### Task
Each line that contains the string "matplotlib" counts once; report how many such lines appear in the data, as a number only.

### Given data
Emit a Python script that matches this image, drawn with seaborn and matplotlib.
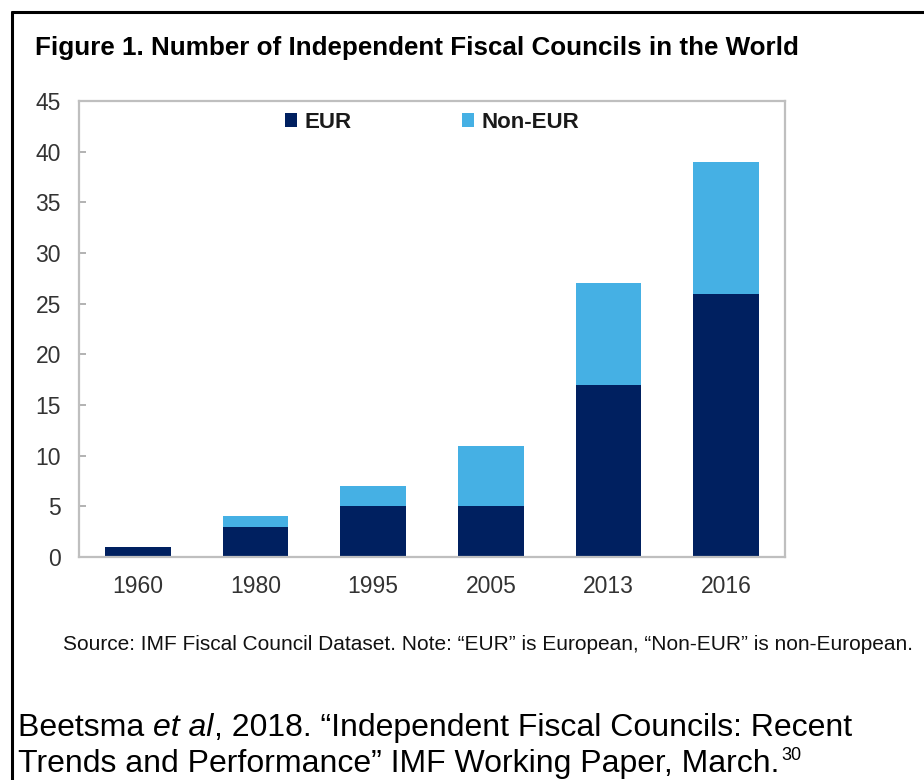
import matplotlib
matplotlib.use("Agg")
import matplotlib.pyplot as plt
import seaborn as sns
from matplotlib.lines import Line2D
from matplotlib.patches import Patch

years = ["1960", "1980", "1995", "2005", "2013", "2016"]
eur = [1, 3, 5, 5, 17, 26]
non_eur = [0, 1, 2, 6, 10, 13]
yticks = [0, 5, 10, 15, 20, 25, 30, 35, 40, 45]

title = "Figure 1. Number of Independent Fiscal Councils in the World"
source = "Source: IMF Fiscal Council Dataset. Note: \u201cEUR\u201d is European, \u201cNon-EUR\u201d is non-European."
cite1 = ["Beetsma ", "et al", ", 2018. \u201cIndependent Fiscal Councils: Recent"]
cite2 = ["Trends and Performance\u201d IMF Working Paper, March.", "30"]

EUR_C = "#002060"
NON_C = "#45B0E4"

sns.set_theme(style="white")
plt.rcParams["font.family"] = ["Liberation Sans", "DejaVu Sans"]

W, H = 924, 780
fig = plt.figure(figsize=(W / 100, H / 100), dpi=100)
ax = fig.add_axes([79 / W, 1 - 557 / H, (785 - 79) / W, (557 - 101) / H])

sns.barplot(x=years, y=eur, color=EUR_C, width=0.56, saturation=1, ax=ax, order=years, linewidth=0)
sns.barplot(x=years, y=non_eur, bottom=eur, color=NON_C, width=0.56, saturation=1, ax=ax, order=years, linewidth=0)

ax.set_ylim(0, 45)
ax.set_yticks(yticks)
ax.set_yticklabels([str(v) for v in yticks], fontsize=16.5, color="#333333")
for lab in ax.get_xticklabels():
    lab.set_fontsize(16.5)
    lab.set_color("#333333")
ax.tick_params(axis="y", direction="in", length=5, width=1.2, color="#A6A6A6", pad=13, left=True)
ax.tick_params(axis="x", length=0, pad=13)
for s in ax.spines.values():
    s.set_visible(True)
    s.set_color("#BFBFBF")
    s.set_linewidth(1.6)
ax.set_xlabel("")
ax.set_ylabel("")

handles = [Patch(facecolor=EUR_C, edgecolor="none", label="EUR"),
           Patch(facecolor=NON_C, edgecolor="none", label="Non-EUR")]
leg = ax.legend(handles=handles, loc="upper center", bbox_to_anchor=(0.5, 1.02), ncol=2,
                frameon=False, handlelength=0.55, handleheight=0.55, handletextpad=0.3,
                columnspacing=5.0, prop={"weight": "bold", "size": 16})
for t in leg.get_texts():
    t.set_color("#1a1a1a")

fig.text(35 / W, 1 - 55 / H, title, fontsize=18.7, fontweight="bold", color="black", ha="left", va="baseline")
fig.text(488 / W, 1 - 650 / H, source, fontsize=15, color="#111111", ha="center", va="baseline")

# frame lines
fig.add_artist(Line2D([12 / W, 1.0], [1 - 12 / H, 1 - 12 / H], color="black", lw=2.2))
fig.add_artist(Line2D([12 / W, 12 / W], [0, 1 - 12 / H], color="black", lw=2.2))

fig.canvas.draw()
renderer = fig.canvas.get_renderer()

def run_text(x_px, y_px, parts, styles):
    x = x_px
    for txt, st in zip(parts, styles):
        t = fig.text(x / W, 1 - y_px / H, txt, ha="left", va="baseline", color="black", **st)
        bb = t.get_window_extent(renderer=renderer)
        x = bb.x1
    return x

fs = 23
run_text(18, 736, cite1, [dict(fontsize=fs), dict(fontsize=fs, style="italic"), dict(fontsize=fs)])
x_end = run_text(18, 772, [cite2[0]], [dict(fontsize=fs)])
fig.text((x_end + 2) / W, 1 - 760 / H, cite2[1], fontsize=13, ha="left", va="baseline", color="black")

fig.savefig("out.png", dpi=100)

### Exercise answer
6